[start Entries]
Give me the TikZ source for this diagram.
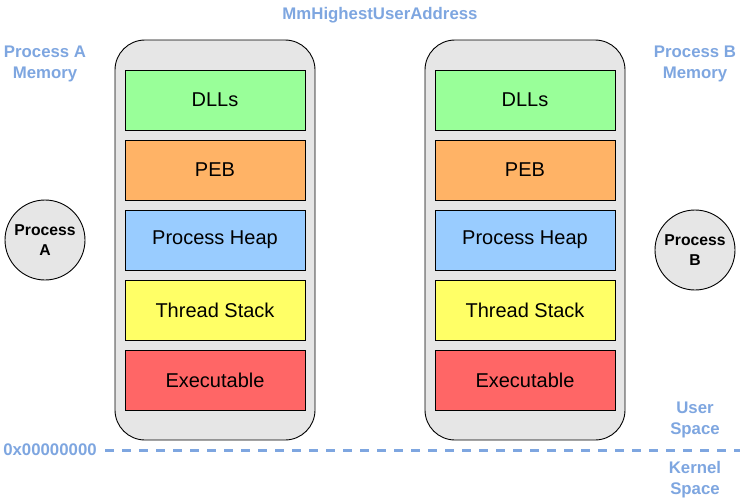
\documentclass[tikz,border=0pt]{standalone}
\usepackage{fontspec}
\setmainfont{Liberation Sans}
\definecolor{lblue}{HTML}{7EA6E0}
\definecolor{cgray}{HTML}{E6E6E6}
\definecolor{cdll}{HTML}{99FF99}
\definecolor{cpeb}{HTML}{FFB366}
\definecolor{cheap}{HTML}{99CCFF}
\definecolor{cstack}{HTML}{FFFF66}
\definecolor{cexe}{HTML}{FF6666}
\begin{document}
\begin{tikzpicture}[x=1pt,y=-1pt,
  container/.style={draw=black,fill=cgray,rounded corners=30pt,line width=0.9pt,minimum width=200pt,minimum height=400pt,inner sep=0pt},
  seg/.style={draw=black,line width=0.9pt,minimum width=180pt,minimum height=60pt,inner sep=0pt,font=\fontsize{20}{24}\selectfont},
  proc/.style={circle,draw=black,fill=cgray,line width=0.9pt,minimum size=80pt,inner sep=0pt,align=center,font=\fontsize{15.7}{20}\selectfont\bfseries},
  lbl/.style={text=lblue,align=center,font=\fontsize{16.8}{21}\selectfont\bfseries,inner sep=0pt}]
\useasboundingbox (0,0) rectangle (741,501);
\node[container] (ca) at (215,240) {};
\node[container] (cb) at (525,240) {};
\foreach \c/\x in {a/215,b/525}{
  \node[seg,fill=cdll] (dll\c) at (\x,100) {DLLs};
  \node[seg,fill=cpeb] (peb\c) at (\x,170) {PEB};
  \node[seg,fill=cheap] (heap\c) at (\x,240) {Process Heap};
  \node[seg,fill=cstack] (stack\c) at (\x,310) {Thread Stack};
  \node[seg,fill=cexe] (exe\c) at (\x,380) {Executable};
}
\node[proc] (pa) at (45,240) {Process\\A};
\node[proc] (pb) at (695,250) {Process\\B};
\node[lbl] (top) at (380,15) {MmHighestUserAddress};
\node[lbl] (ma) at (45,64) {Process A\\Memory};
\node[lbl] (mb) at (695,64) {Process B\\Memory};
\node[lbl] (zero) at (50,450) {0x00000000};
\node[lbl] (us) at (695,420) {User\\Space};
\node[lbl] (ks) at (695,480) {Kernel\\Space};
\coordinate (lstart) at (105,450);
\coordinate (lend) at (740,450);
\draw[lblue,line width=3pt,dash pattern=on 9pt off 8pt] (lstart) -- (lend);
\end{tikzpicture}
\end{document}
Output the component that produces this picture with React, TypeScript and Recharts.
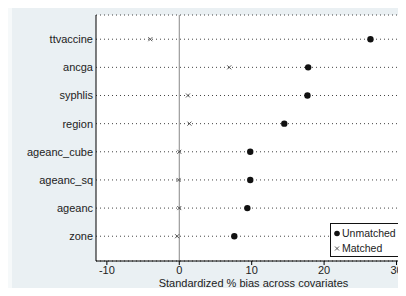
[end Entries]
[start Entries]
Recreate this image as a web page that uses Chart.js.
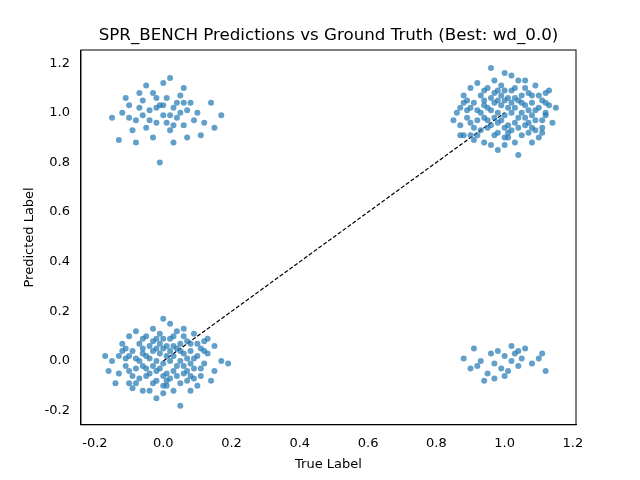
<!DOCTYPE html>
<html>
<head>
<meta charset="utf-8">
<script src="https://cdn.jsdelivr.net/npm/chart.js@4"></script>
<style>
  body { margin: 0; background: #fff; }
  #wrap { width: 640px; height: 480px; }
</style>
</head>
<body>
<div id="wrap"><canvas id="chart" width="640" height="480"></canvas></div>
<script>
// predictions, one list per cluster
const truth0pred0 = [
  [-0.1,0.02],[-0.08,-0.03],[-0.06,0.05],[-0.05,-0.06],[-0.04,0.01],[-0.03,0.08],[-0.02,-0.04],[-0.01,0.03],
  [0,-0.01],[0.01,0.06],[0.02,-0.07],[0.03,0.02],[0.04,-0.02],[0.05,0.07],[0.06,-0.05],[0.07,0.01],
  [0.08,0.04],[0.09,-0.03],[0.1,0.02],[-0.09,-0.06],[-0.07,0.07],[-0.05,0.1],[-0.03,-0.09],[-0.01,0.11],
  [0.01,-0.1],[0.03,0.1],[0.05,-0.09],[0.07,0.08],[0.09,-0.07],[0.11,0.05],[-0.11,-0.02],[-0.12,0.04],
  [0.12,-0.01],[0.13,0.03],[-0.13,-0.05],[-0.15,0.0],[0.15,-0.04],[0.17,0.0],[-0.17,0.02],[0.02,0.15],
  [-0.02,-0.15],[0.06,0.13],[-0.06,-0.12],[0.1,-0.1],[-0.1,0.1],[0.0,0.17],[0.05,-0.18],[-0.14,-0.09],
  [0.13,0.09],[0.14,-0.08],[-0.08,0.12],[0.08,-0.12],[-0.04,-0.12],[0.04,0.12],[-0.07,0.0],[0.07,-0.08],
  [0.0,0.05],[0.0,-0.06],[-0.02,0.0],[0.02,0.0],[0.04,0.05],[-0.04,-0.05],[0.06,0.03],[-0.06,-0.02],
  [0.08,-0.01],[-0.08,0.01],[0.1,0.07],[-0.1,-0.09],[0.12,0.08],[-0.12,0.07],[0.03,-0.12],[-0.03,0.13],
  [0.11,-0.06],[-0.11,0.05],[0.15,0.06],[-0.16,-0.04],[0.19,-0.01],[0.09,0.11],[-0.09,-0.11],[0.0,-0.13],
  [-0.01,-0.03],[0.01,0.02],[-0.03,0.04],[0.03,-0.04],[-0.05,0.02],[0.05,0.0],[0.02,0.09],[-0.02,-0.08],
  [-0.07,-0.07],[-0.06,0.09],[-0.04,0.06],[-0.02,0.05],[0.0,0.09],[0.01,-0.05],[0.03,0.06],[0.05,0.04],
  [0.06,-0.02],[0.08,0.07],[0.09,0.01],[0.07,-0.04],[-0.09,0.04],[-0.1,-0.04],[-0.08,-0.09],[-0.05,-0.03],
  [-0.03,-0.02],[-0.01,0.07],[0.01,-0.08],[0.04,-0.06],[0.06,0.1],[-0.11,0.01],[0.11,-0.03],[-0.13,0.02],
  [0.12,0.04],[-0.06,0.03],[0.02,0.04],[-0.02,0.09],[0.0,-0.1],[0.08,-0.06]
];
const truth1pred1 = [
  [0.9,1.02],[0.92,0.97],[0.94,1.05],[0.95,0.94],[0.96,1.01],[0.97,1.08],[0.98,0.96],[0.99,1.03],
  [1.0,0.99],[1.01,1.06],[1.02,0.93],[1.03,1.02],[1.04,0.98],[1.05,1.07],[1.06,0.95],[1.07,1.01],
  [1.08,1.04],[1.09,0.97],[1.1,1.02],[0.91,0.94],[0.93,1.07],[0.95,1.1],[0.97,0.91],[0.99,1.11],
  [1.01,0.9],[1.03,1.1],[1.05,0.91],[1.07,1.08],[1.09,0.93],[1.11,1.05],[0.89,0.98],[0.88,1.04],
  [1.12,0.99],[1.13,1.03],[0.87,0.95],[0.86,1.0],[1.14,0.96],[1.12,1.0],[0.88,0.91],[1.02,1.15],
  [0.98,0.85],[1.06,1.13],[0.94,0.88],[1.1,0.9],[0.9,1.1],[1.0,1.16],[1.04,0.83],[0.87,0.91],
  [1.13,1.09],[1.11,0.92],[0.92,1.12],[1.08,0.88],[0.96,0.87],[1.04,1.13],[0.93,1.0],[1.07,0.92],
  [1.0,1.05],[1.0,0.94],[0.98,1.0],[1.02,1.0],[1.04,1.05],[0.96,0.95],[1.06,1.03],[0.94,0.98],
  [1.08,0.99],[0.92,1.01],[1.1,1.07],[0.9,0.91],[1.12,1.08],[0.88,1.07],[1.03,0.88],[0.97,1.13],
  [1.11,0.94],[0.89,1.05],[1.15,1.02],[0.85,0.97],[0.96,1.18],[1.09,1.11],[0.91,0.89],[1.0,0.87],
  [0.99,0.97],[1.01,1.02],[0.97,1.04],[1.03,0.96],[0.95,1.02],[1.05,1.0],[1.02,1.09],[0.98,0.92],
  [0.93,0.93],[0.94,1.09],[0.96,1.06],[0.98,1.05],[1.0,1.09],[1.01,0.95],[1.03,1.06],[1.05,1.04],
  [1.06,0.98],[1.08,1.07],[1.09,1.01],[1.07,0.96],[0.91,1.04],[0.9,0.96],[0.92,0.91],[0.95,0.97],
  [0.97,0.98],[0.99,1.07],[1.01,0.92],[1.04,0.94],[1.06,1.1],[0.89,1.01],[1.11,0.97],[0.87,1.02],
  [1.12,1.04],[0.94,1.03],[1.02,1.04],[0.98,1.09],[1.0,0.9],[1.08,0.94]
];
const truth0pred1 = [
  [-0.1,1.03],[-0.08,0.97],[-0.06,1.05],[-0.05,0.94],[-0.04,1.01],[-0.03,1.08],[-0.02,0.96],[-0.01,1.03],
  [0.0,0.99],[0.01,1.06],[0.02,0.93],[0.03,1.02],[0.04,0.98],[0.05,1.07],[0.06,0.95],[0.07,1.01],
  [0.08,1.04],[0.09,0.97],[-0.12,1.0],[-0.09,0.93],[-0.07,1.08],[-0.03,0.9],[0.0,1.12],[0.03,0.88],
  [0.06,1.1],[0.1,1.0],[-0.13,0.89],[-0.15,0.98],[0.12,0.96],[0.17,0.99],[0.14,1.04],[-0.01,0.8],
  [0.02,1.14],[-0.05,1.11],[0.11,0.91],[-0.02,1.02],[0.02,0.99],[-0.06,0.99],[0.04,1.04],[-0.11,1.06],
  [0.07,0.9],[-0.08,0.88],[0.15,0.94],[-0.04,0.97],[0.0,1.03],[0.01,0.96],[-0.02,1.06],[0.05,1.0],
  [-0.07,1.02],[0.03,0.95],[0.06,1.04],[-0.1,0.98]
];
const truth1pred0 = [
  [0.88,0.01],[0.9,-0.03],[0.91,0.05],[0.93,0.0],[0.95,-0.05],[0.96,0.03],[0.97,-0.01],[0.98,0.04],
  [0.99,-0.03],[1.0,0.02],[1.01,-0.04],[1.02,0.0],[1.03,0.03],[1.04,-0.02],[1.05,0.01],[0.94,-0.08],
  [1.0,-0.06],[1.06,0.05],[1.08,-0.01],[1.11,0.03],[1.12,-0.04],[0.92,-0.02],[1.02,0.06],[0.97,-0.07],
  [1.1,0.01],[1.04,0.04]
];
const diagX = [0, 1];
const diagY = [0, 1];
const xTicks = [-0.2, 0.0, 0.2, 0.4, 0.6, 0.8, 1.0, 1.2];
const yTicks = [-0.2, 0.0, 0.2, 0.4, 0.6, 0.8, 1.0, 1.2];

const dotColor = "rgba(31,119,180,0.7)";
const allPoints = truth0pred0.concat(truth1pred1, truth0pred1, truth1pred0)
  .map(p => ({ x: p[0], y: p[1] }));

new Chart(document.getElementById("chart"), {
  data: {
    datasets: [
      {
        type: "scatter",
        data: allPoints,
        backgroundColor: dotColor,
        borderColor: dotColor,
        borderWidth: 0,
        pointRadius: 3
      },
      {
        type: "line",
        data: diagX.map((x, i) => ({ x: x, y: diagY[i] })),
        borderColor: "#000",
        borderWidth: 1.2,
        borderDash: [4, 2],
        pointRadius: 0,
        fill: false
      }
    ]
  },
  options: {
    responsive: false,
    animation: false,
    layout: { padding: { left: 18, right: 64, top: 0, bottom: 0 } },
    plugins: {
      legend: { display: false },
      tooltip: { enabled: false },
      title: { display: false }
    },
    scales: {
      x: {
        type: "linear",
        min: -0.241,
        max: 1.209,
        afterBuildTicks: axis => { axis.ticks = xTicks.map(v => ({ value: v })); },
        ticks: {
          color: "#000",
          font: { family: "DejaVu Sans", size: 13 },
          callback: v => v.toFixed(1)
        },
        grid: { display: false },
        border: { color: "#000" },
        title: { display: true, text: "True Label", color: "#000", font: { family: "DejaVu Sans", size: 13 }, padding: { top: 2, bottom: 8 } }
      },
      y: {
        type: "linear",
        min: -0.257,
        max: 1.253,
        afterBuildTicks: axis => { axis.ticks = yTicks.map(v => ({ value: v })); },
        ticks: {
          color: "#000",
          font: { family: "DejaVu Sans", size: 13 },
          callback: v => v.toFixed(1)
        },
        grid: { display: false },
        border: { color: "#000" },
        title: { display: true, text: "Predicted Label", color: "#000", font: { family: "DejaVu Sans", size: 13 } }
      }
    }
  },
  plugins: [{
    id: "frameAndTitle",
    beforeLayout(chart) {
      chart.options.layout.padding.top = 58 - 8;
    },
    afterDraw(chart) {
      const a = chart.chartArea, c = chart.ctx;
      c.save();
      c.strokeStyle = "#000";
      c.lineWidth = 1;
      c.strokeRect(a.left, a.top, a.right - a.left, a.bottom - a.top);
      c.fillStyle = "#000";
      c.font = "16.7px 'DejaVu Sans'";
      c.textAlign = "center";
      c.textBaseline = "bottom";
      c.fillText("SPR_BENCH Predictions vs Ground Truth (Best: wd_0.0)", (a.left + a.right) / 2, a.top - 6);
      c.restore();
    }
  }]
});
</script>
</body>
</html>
[end Entries]
[start Entries]
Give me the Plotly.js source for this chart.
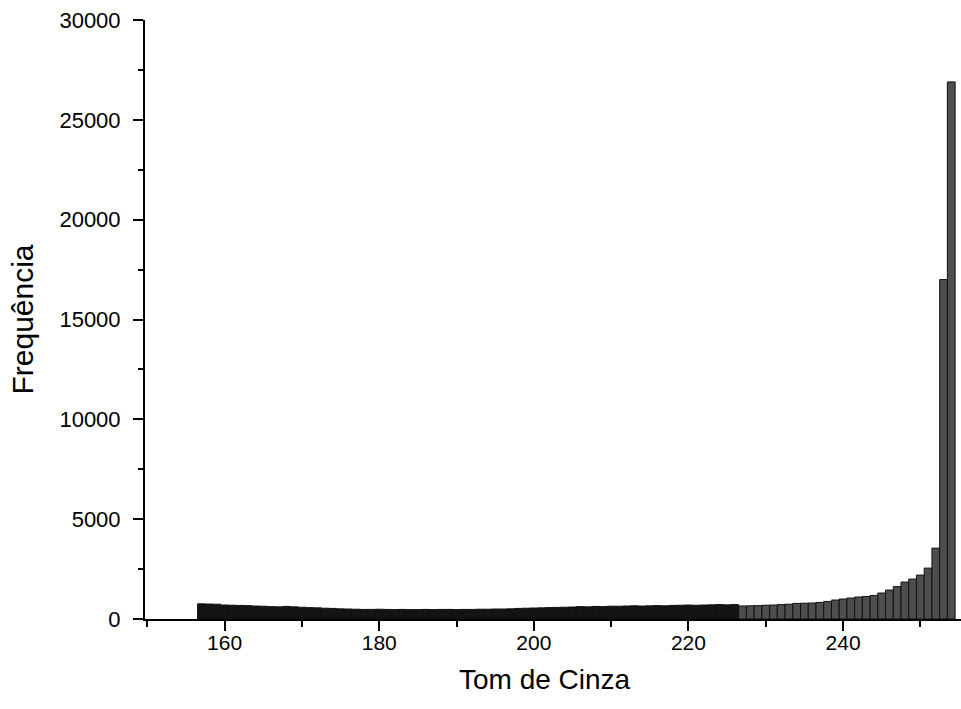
[end Entries]
Pull every line containing the word "that" out of the material.

Output the component that produces this picture with React, TypeScript and Recharts.
Recreate this image as a web page that uses Chart.js.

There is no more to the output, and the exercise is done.